▸ **Record extracts**

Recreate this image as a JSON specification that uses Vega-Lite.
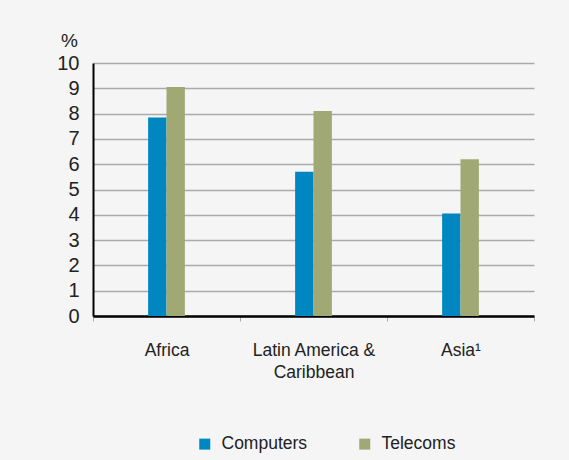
{
  "$schema": "https://vega.github.io/schema/vega-lite/v6.json",
  "autosize": "none",
  "width": 441,
  "height": 253,
  "padding": {"left": 93, "top": 63, "right": 35, "bottom": 144},
  "background": "#f5f5f5",
  "config": {"view": {"stroke": null}, "font": "Liberation Sans"},
  "data": {"values": [
    {"region": "Africa", "type": "Computers", "value": 7.85},
    {"region": "Africa", "type": "Telecoms", "value": 9.05},
    {"region": "Latin America & Caribbean", "type": "Computers", "value": 5.7},
    {"region": "Latin America & Caribbean", "type": "Telecoms", "value": 8.1},
    {"region": "Asia¹", "type": "Computers", "value": 4.05},
    {"region": "Asia¹", "type": "Telecoms", "value": 6.2}
  ]},
  "mark": {"type": "bar"},
  "encoding": {
    "x": {
      "field": "region", "type": "nominal", "sort": null,
      "scale": {"paddingInner": 0, "paddingOuter": 0},
      "axis": {
        "title": null, "labelAngle": 0, "labelFontSize": 17.5, "labelColor": "#222",
        "labelPadding": 20, "labelLineHeight": 22, "labelBaseline": "top",
        "domainColor": "#000", "domainWidth": 2.5,
        "tickBand": "extent", "tickColor": "#aaa", "tickSize": 5, "tickWidth": 1,
        "labelExpr": "datum.value == 'Latin America & Caribbean' ? ['Latin America &', 'Caribbean'] : datum.value"
      }
    },
    "xOffset": {"field": "type", "type": "nominal", "scale": {"domain": ["p1", "p2", "p3", "Computers", "Telecoms", "p4", "p5", "p6"], "paddingInner": 0, "paddingOuter": 0}},
    "y": {
      "field": "value", "type": "quantitative",
      "scale": {"domain": [0, 10], "nice": false},
      "axis": {
        "title": "%", "titleAngle": 0, "titleX": -24, "titleY": -23, "titleAlign": "center",
        "titleBaseline": "middle", "titleFontSize": 19, "titleFontWeight": "normal", "titleColor": "#222",
        "values": [0,1,2,3,4,5,6,7,8,9,10], "labelFontSize": 20, "labelColor": "#222",
        "labelPadding": 14, "ticks": false, "domainColor": "#000", "domainWidth": 2,
        "gridColor": "#aaa", "gridWidth": 1.5
      }
    },
    "color": {
      "field": "type", "type": "nominal",
      "scale": {"domain": ["Computers", "Telecoms"], "range": ["#0087c1", "#a0a873"]},
      "legend": {
        "title": null, "orient": "none", "direction": "horizontal", "legendX": 103, "legendY": 372,
        "symbolType": "square", "symbolSize": 121, "symbolStrokeWidth": 0, "symbolOpacity": 1,
        "labelFontSize": 17.5, "labelColor": "#222", "labelOffset": 8, "columnPadding": 48
      }
    }
  }
}
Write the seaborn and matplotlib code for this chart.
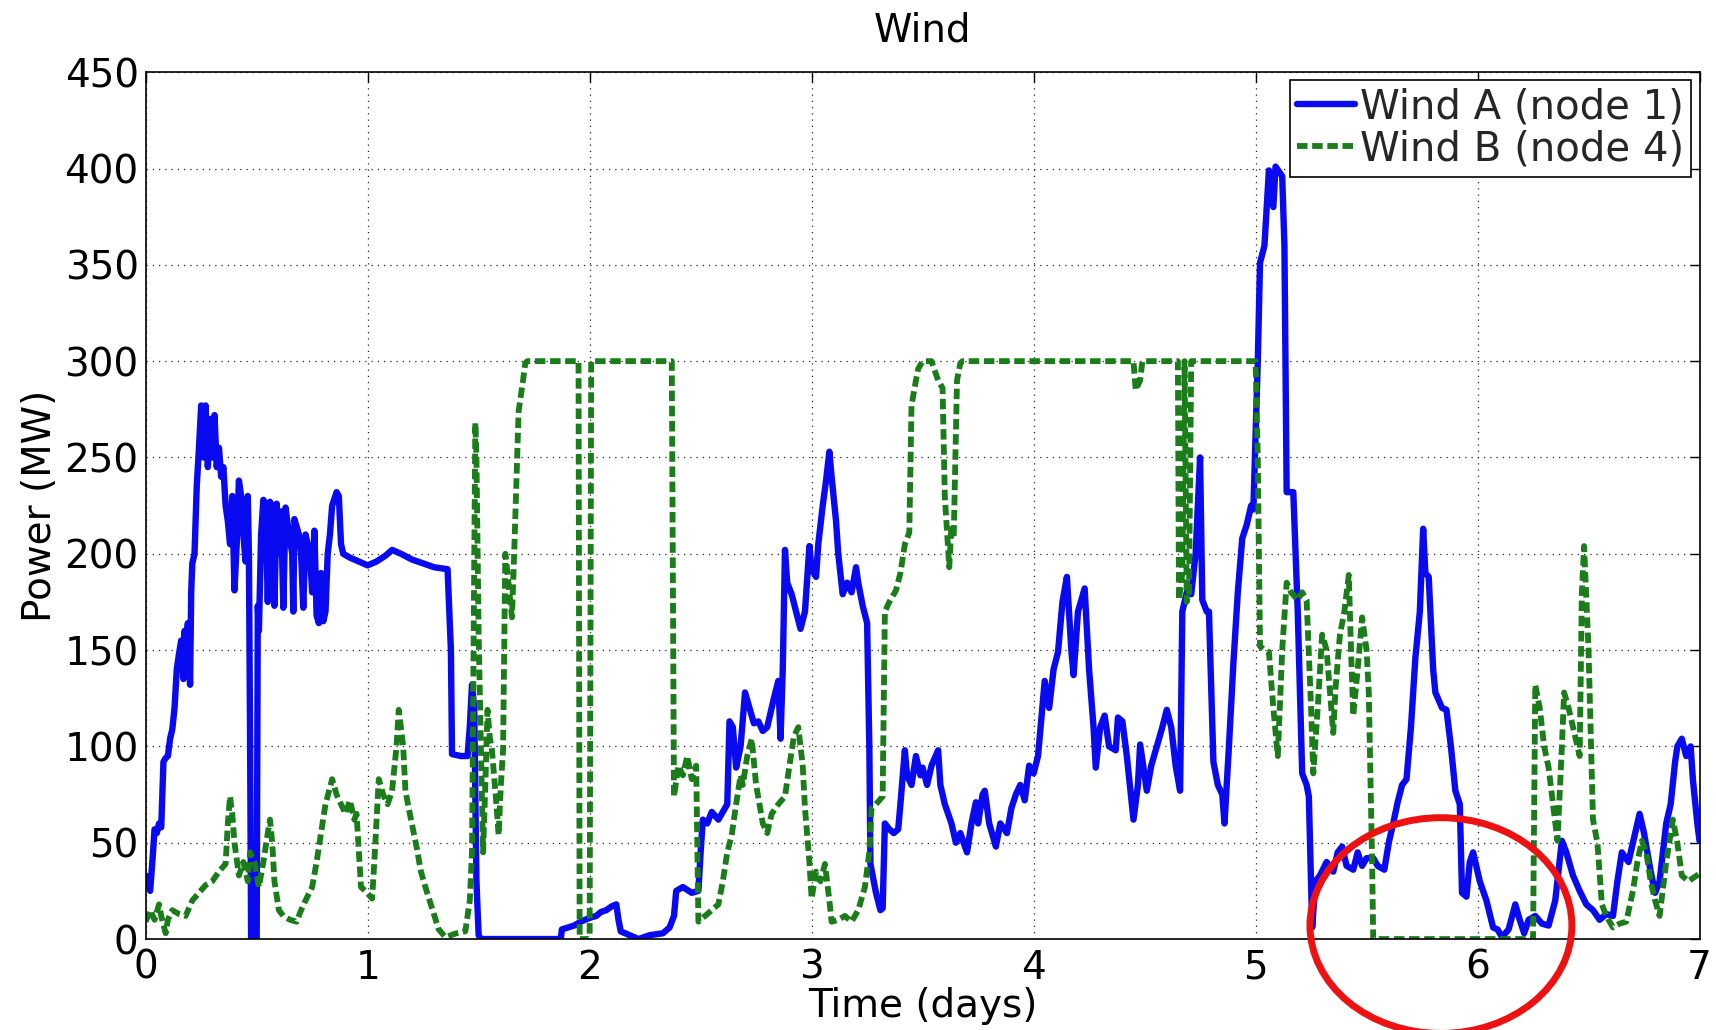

▸ **Task objective**
Each line that holds the word "this" is to be copied.

▸ **Answer for the task**
Recreate this image as a JSON specification that uses Vega-Lite.
Write the seaborn and matplotlib code for this chart.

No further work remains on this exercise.